● **Task to complete**:
Write out every line of the material as it stands, apart from the pictures.

● **Data section**:
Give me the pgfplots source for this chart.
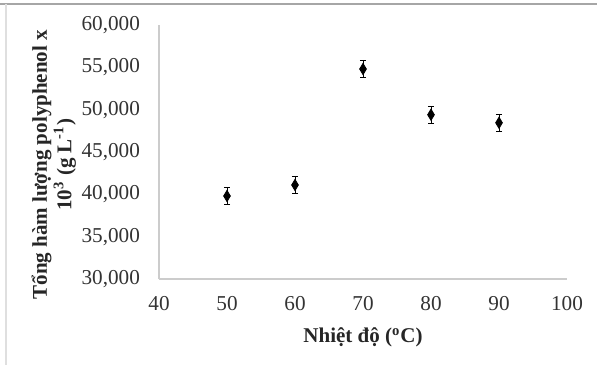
\documentclass[border=0pt]{standalone}
\usepackage{fontspec}
\setmainfont{Liberation Serif}
\usepackage{pgfplots}
\pgfplotsset{compat=1.18}
\begin{document}
\begin{tikzpicture}
\pgfplotstableread{
x y e
50 39800 1000
60 41100 1000
70 54800 1000
80 49400 1000
90 48450 1000
}\datatable
% bounding box and frame (units pt, 1px = 0.5pt)
\useasboundingbox (-79.5pt,-43pt) rectangle (219pt,139.5pt);
\draw[gray!70, line width=0.8pt] (-79.5pt,137.5pt) -- (219pt,137.5pt);
\draw[gray!25, line width=0.6pt] (-76.5pt,137.5pt) -- (-76.5pt,-43pt);
\begin{axis}[
  at={(0pt,0pt)}, anchor=south west,
  scale only axis,
  width=204pt, height=127pt,
  xmin=40, xmax=100, ymin=30000, ymax=60000,
  xtick={40,50,...,100},
  ytick={30000,35000,...,60000},
  axis x line*=bottom, axis y line*=left,
  axis line style={gray!40, line width=0.6pt, -},
  major tick length=0pt,
  tick style={draw=none},
  scaled y ticks=false,
  yticklabel={\pgfmathprintnumber[assume math mode=true,1000 sep={,}]{\tick}},
  xticklabel={\pgfmathprintnumber[assume math mode=true]{\tick}},
  ticklabel style={font=\fontsize{10.6}{12}\selectfont, text=black!80},
  xticklabel style={yshift=-5pt},
  yticklabel style={xshift=-6pt},
  xlabel={\textbf{Nhiệt độ (\textsuperscript{o}C)}},
  xlabel style={font=\fontsize{10.5}{12}\selectfont, text=black!85, at={(axis description cs:0.5,0)}, anchor=north, yshift=-21pt},
  ylabel={\textbf{Tổng hàm lượng polyphenol x}\\\textbf{10\textsuperscript{3} (g L\textsuperscript{-1})}},
  ylabel style={font=\fontsize{10.5}{12.2}\selectfont, align=center, text=black!85, at={(axis description cs:0,0.45)}, anchor=south, yshift=38pt},
  clip=false,
]
\addplot[only marks, mark=diamond*, mark size=2.8pt, black,
  mark options={xscale=0.8, fill=black},
  error bars/.cd, y dir=both, y explicit,
  error bar style={black, line width=0.5pt},
  error mark options={rotate=90, mark size=1.6pt, black, line width=0.5pt}]
  table[x=x, y=y, y error=e] {\datatable};
\end{axis}
\end{tikzpicture}
\end{document}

● **Problem solution**:
Give me the pgfplots source for this chart.
\documentclass[border=0pt]{standalone}
\usepackage{fontspec}
\setmainfont{Liberation Serif}
\usepackage{pgfplots}
\pgfplotsset{compat=1.18}
\begin{document}
\begin{tikzpicture}
\pgfplotstableread{
x y e
50 39800 1000
60 41100 1000
70 54800 1000
80 49400 1000
90 48450 1000
}\datatable
% bounding box and frame (units pt, 1px = 0.5pt)
\useasboundingbox (-79.5pt,-43pt) rectangle (219pt,139.5pt);
\draw[gray!70, line width=0.8pt] (-79.5pt,137.5pt) -- (219pt,137.5pt);
\draw[gray!25, line width=0.6pt] (-76.5pt,137.5pt) -- (-76.5pt,-43pt);
\begin{axis}[
  at={(0pt,0pt)}, anchor=south west,
  scale only axis,
  width=204pt, height=127pt,
  xmin=40, xmax=100, ymin=30000, ymax=60000,
  xtick={40,50,...,100},
  ytick={30000,35000,...,60000},
  axis x line*=bottom, axis y line*=left,
  axis line style={gray!40, line width=0.6pt, -},
  major tick length=0pt,
  tick style={draw=none},
  scaled y ticks=false,
  yticklabel={\pgfmathprintnumber[assume math mode=true,1000 sep={,}]{\tick}},
  xticklabel={\pgfmathprintnumber[assume math mode=true]{\tick}},
  ticklabel style={font=\fontsize{10.6}{12}\selectfont, text=black!80},
  xticklabel style={yshift=-5pt},
  yticklabel style={xshift=-6pt},
  xlabel={\textbf{Nhiệt độ (\textsuperscript{o}C)}},
  xlabel style={font=\fontsize{10.5}{12}\selectfont, text=black!85, at={(axis description cs:0.5,0)}, anchor=north, yshift=-21pt},
  ylabel={\textbf{Tổng hàm lượng polyphenol x}\\\textbf{10\textsuperscript{3} (g L\textsuperscript{-1})}},
  ylabel style={font=\fontsize{10.5}{12.2}\selectfont, align=center, text=black!85, at={(axis description cs:0,0.45)}, anchor=south, yshift=38pt},
  clip=false,
]
\addplot[only marks, mark=diamond*, mark size=2.8pt, black,
  mark options={xscale=0.8, fill=black},
  error bars/.cd, y dir=both, y explicit,
  error bar style={black, line width=0.5pt},
  error mark options={rotate=90, mark size=1.6pt, black, line width=0.5pt}]
  table[x=x, y=y, y error=e] {\datatable};
\end{axis}
\end{tikzpicture}
\end{document}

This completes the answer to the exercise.